38 qui auraient résisté aux forces de l’ordre mercredi pour tenter d’organiser une manifestation sur la place Taksim d’Istanbul à l’occasion de la Journée internationale des travailleurs, malgré l’interdiction du gouvernement, ont été arrêtées.

Le gouvernorat de Van a annoncé que les manifestations, les réunions en plein air, les réunions à l’intérieur et à l’extérieur, les déclarations à la presse, les sit-in de protestation et les enquêtes, la mise en place/l’ouverture de tentes et de stands, l’organisation de pétitions, la distribution de tracts, de brochures et de prospectus et toutes sortes d’activités de protestation sont interdites pendant 6 jours entre le 10 mai 2024 et le 15 mai 2024.

La police est intervenue lors de la manifestation organisée par Student Collectives dans la rue İstiklal pour Ata Emre Akman, un étudiant universitaire qui a été tué alors qu’il travaillait comme coursier à moto à Balıkesir. 11 étudiants ont été arrêtés.
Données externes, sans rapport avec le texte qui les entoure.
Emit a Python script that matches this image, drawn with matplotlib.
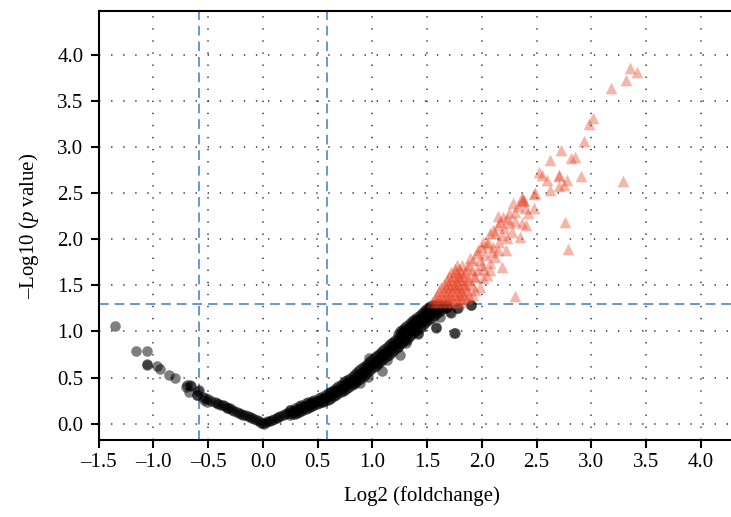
import matplotlib
matplotlib.use("Agg")
import matplotlib.pyplot as plt
import numpy as np

plt.rcParams['font.family'] = ['Liberation Serif', 'DejaVu Serif']
plt.rcParams['mathtext.fontset'] = 'custom'
plt.rcParams['mathtext.rm'] = 'Liberation Serif'
plt.rcParams['mathtext.it'] = 'Liberation Serif:italic'

# ---------------- data ----------------
# non-significant genes, left branch and around zero
left_x = [-1.352, -1.16, -1.057, -1.057, -1.06, -0.971, -0.94, -0.861, -0.804,
          -0.706, -0.697, -0.667, -0.66, -0.676, -0.59, -0.584, -0.60, -0.605,
          -0.545, -0.53, -0.514, -0.54, -0.50, -0.47, -0.438, -0.423, -0.41,
          -0.38, -0.362, -0.35, -0.33, -0.315, -0.301, -0.28, -0.26, -0.24,
          -0.22, -0.20, -0.18, -0.16, -0.14, -0.119, -0.10, -0.08, -0.058,
          -0.04, -0.02, 0.003, 0.01, 0.03, 0.05, 0.064, 0.08, 0.10, 0.125,
          0.14, 0.16, 0.186, 0.20, 0.22, 0.246]
left_y = [1.06, 0.79, 0.79, 0.645, 0.64, 0.626, 0.59, 0.525, 0.50,
          0.395, 0.42, 0.42, 0.41, 0.34, 0.35, 0.366, 0.31, 0.31,
          0.29, 0.275, 0.24, 0.26, 0.27, 0.25, 0.24, 0.22, 0.215,
          0.20, 0.204, 0.19, 0.175, 0.17, 0.168, 0.15, 0.14, 0.13,
          0.12, 0.11, 0.095, 0.09, 0.08, 0.07, 0.06, 0.05, 0.04,
          0.025, 0.012, 0.005, 0.0, 0.02, 0.03, 0.033, 0.045, 0.05, 0.06,
          0.07, 0.085, 0.095, 0.10, 0.12, 0.15]

# dense non-significant band on the right (x, several y values per x)
band_x = [0.25, 0.27, 0.29, 0.31, 0.33, 0.35, 0.37, 0.39, 0.41, 0.43, 0.45,
          0.47, 0.49, 0.51, 0.53, 0.55, 0.57, 0.59, 0.61, 0.63, 0.65, 0.67,
          0.69, 0.71, 0.73, 0.75, 0.77, 0.79, 0.81, 0.83, 0.85, 0.87, 0.89,
          0.91, 0.93, 0.95, 0.97, 0.99, 1.01, 1.03, 1.05, 1.07, 1.09, 1.11,
          1.13, 1.15, 1.17, 1.19, 1.21, 1.23, 1.25, 1.27, 1.29, 1.31, 1.33,
          1.35, 1.37, 1.39, 1.41, 1.43, 1.45, 1.47, 1.49, 1.51, 1.53, 1.55,
          1.57, 1.59, 1.61, 1.63, 1.65, 1.67, 1.69]
band_y = [[0.09, 0.12, 0.15], [0.10, 0.14], [0.11, 0.14, 0.17], [0.12, 0.16],
          [0.13, 0.16, 0.19], [0.14, 0.17, 0.20], [0.15, 0.19], [0.16, 0.19, 0.22],
          [0.17, 0.20, 0.23], [0.18, 0.22], [0.19, 0.22, 0.25], [0.20, 0.23, 0.26],
          [0.21, 0.25], [0.22, 0.25, 0.28], [0.23, 0.26, 0.29], [0.24, 0.28],
          [0.25, 0.28, 0.31], [0.26, 0.30, 0.33], [0.27, 0.31, 0.34],
          [0.29, 0.32, 0.36], [0.30, 0.34, 0.37], [0.31, 0.35, 0.39],
          [0.33, 0.37, 0.41], [0.34, 0.38, 0.42], [0.36, 0.40, 0.44],
          [0.37, 0.42, 0.46], [0.39, 0.43, 0.47], [0.40, 0.45, 0.49],
          [0.42, 0.46, 0.51], [0.43, 0.48, 0.53], [0.45, 0.50, 0.55],
          [0.47, 0.52, 0.57], [0.49, 0.54, 0.59], [0.51, 0.56, 0.61],
          [0.53, 0.58, 0.63], [0.55, 0.60, 0.65], [0.57, 0.62, 0.67, 0.71],
          [0.59, 0.64, 0.69], [0.61, 0.66, 0.71], [0.63, 0.68, 0.73],
          [0.65, 0.70, 0.75], [0.67, 0.72, 0.77], [0.69, 0.74, 0.79],
          [0.71, 0.76, 0.81], [0.73, 0.78, 0.83], [0.75, 0.80, 0.85],
          [0.77, 0.82, 0.87], [0.79, 0.84, 0.89], [0.81, 0.86, 0.91],
          [0.83, 0.88, 0.93, 0.97], [0.86, 0.91, 0.96, 1.00],
          [0.88, 0.93, 0.98, 1.02], [0.90, 0.95, 1.00, 1.04],
          [0.92, 0.97, 1.02, 1.06], [0.94, 0.99, 1.04, 1.08],
          [0.96, 1.01, 1.06, 1.10], [0.98, 1.03, 1.08, 1.12],
          [1.00, 1.05, 1.10, 1.14], [1.02, 1.07, 1.12, 1.16],
          [1.04, 1.09, 1.14, 1.18], [1.06, 1.11, 1.16, 1.20],
          [1.08, 1.13, 1.18, 1.22], [1.10, 1.15, 1.20, 1.24],
          [1.12, 1.17, 1.22, 1.26], [1.14, 1.19, 1.24, 1.28],
          [1.16, 1.21, 1.25, 1.29], [1.18, 1.22, 1.26, 1.29],
          [1.20, 1.24, 1.28], [1.21, 1.25, 1.29], [1.23, 1.27, 1.29],
          [1.25, 1.28], [1.26, 1.29], [1.28]]

# scattered non-significant genes below/right of the band
out_x = [0.825, 0.886, 0.962, 1.084, 1.044, 1.13, 1.251, 1.236, 1.312, 1.31,
         1.42, 1.42, 1.585, 1.585, 1.744, 1.753, 1.72, 1.708, 1.77, 1.784,
         1.90, 1.897, 1.616, 1.677]
out_y = [0.438, 0.438, 0.503, 0.575, 0.655, 0.69, 0.745, 0.836, 0.905, 0.87,
         0.97, 0.98, 1.035, 1.05, 0.987, 0.98, 1.20, 1.215, 1.26, 1.25,
         1.29, 1.287, 1.16, 1.27]

# significant up-regulated genes (triangles)
up_x = [3.352, 3.418, 3.318, 3.181, 3.011, 2.98, 2.93, 2.719, 2.618, 2.813,
        2.846, 2.525, 2.55, 2.594, 2.707, 2.707, 2.774, 2.746, 2.70, 2.625,
        2.904, 3.285, 2.48, 2.365, 2.38,
        2.362, 2.378, 2.484, 2.28, 2.332, 2.393, 2.423, 2.478, 2.302, 2.195,
        2.225, 2.164, 2.149, 2.256, 2.362, 2.402, 2.758, 2.073, 2.119, 2.18,
        2.271, 2.225, 2.347, 2.012, 2.058, 1.997, 2.104, 2.149, 2.219, 1.951,
        2.027, 2.119, 1.921, 1.982, 2.073, 2.18, 1.875, 1.906, 1.951, 2.012,
        2.043, 1.845, 1.799, 1.86, 1.936, 2.012, 1.906, 1.982, 1.86, 1.921,
        2.302, 1.814, 1.753, 2.79,
        2.10, 2.20, 2.30, 2.15, 2.25, 2.05, 2.16, 1.96, 2.09, 1.89, 2.00,
        1.93, 2.07, 1.85, 1.94, 1.88,
        1.54, 1.58, 1.62, 1.66, 1.70, 1.74, 1.78, 1.82,
        1.57, 1.61, 1.65, 1.69, 1.73, 1.77, 1.81, 1.86,
        1.59, 1.63, 1.67, 1.71, 1.75, 1.79, 1.84,
        1.61, 1.65, 1.69, 1.73, 1.77, 1.81,
        1.63, 1.67, 1.71, 1.75, 1.79, 1.85,
        1.65, 1.69, 1.73, 1.77, 1.82,
        1.68, 1.72, 1.76, 1.80, 1.88,
        1.70, 1.74, 1.78, 1.83,
        1.72, 1.76, 1.81,
        1.75, 1.79, 1.86,
        1.77, 1.82]
up_y = [3.855, 3.81, 3.725, 3.643, 3.32, 3.25, 3.07, 2.97, 2.86, 2.88,
        2.89, 2.73, 2.70, 2.64, 2.69, 2.70, 2.64, 2.59, 2.58, 2.54,
        2.69, 2.635, 2.49, 2.43, 2.42,
        2.46, 2.43, 2.506, 2.39, 2.36, 2.335, 2.29, 2.34, 2.30, 2.245,
        2.216, 2.19, 2.155, 2.173, 2.173, 2.155, 2.19, 2.064, 2.064, 2.046,
        2.082, 2.01, 2.029, 1.97, 1.97, 1.92, 1.92, 1.884, 1.884, 1.848,
        1.83, 1.812, 1.775, 1.775, 1.746, 1.703, 1.721, 1.667, 1.667, 1.674,
        1.613, 1.631, 1.594, 1.558, 1.594, 1.576, 1.504, 1.486, 1.45, 1.395,
        1.385, 1.413, 1.504, 1.90,
        2.10, 2.12, 2.20, 2.25, 2.28, 1.95, 1.97, 1.88, 1.86, 1.80, 1.72,
        1.60, 1.67, 1.52, 1.45, 1.38,
        1.32, 1.32, 1.32, 1.32, 1.32, 1.32, 1.32, 1.32,
        1.36, 1.36, 1.36, 1.36, 1.36, 1.36, 1.36, 1.36,
        1.40, 1.40, 1.40, 1.40, 1.40, 1.40, 1.40,
        1.44, 1.44, 1.44, 1.44, 1.44, 1.44,
        1.48, 1.48, 1.48, 1.48, 1.48, 1.48,
        1.52, 1.52, 1.52, 1.52, 1.52,
        1.56, 1.56, 1.56, 1.56, 1.56,
        1.60, 1.60, 1.60, 1.60,
        1.64, 1.64, 1.64,
        1.68, 1.68, 1.68,
        1.72, 1.72]

fc_cut = 0.585      # log2(1.5)
p_cut = 1.301       # -log10(0.05)
xticks = [-1.5, -1.0, -0.5, 0.0, 0.5, 1.0, 1.5, 2.0, 2.5, 3.0, 3.5, 4.0]
yticks = [0.0, 0.5, 1.0, 1.5, 2.0, 2.5, 3.0, 3.5, 4.0]

# ---------------- assemble non-significant set ----------------
ns_x = list(left_x) + list(out_x)
ns_y = list(left_y) + list(out_y)
for bx, ys in zip(band_x, band_y):
    for yv in ys:
        ns_x.append(bx)
        ns_y.append(yv)

# ---------------- figure ----------------
W, H = 731, 517
fig = plt.figure(figsize=(W / 100, H / 100), dpi=100)
ax = fig.add_axes([98.7 / W, 1 - 440.3 / H, (744.7 - 98.7) / W, (440.3 - 11) / H])
ax.set_xlim(-1.5, 4.40)
ax.set_ylim(-0.18, 4.476)

ax.set_xticks(xticks)
ax.set_yticks(yticks)
ax.set_xticklabels([f"{v:.1f}".replace('-', '\u2013') for v in xticks])
ax.set_yticklabels([f"{v:.1f}" for v in yticks])

ax.grid(True, color='#333333', linewidth=1.1, linestyle=(0, (0.9, 7.0)))
ax.set_axisbelow(True)

for s in ['left', 'bottom', 'top']:
    ax.spines[s].set_linewidth(1.5)
    ax.spines[s].set_color('black')
ax.spines['right'].set_visible(False)

ax.tick_params(axis='both', direction='out', length=6, width=1.5,
               labelsize=15, color='black')
ax.tick_params(axis='y', pad=5)
ax.tick_params(axis='x', pad=3)

blue = '#6699cc'
ax.axvline(-fc_cut, color=blue, lw=1.4, dashes=(5, 3), zorder=1.5)
ax.axvline(fc_cut, color=blue, lw=1.4, dashes=(5, 3), zorder=1.5)
ax.axhline(p_cut, color=blue, lw=1.4, dashes=(5, 3), zorder=1.5)

ax.scatter(ns_x, ns_y, s=58, marker='o', color='#000000', alpha=0.5,
           linewidths=0, zorder=3)
ax.scatter(up_x, up_y, s=70, marker='^', color='#e8462a', alpha=0.4,
           linewidths=0, zorder=3)

ax.set_xlabel('Log2 (foldchange)', fontsize=15, labelpad=10)
ax.set_ylabel('\u2013Log10 ($p$ value)', fontsize=15, labelpad=12)

fig.savefig('out.png', dpi=100)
Les gouverneurs de 12 provinces, y compris Diyarbakır, Mardin, Dersim, Bingöl, Bitlis, Kars et Izmir ont interdit toutes sortes de manifestations et de réunions à la suite du procès de Kobanê, au cours duquel les politiciens kurdes ont été condamnés à l’emprisonnement.

La police turque a arrêté 27 autres personnes qui ont résisté aux forces de l’ordre à Istanbul le 1er mai pour tenter d’organiser une manifestation sur la place centrale de Taksim malgré l’interdiction du gouvernement. Il s’agit de la troisième vague d’arrestations visant les manifestants.

 

IMPUNITÉ ET INDEPENDANCE JUDICIAIRE

Un tribunal d’Istanbul a rejeté pour la troisième fois une demande de nouveau procès de l’homme d’affaires et philanthrope emprisonné Osman Kavala.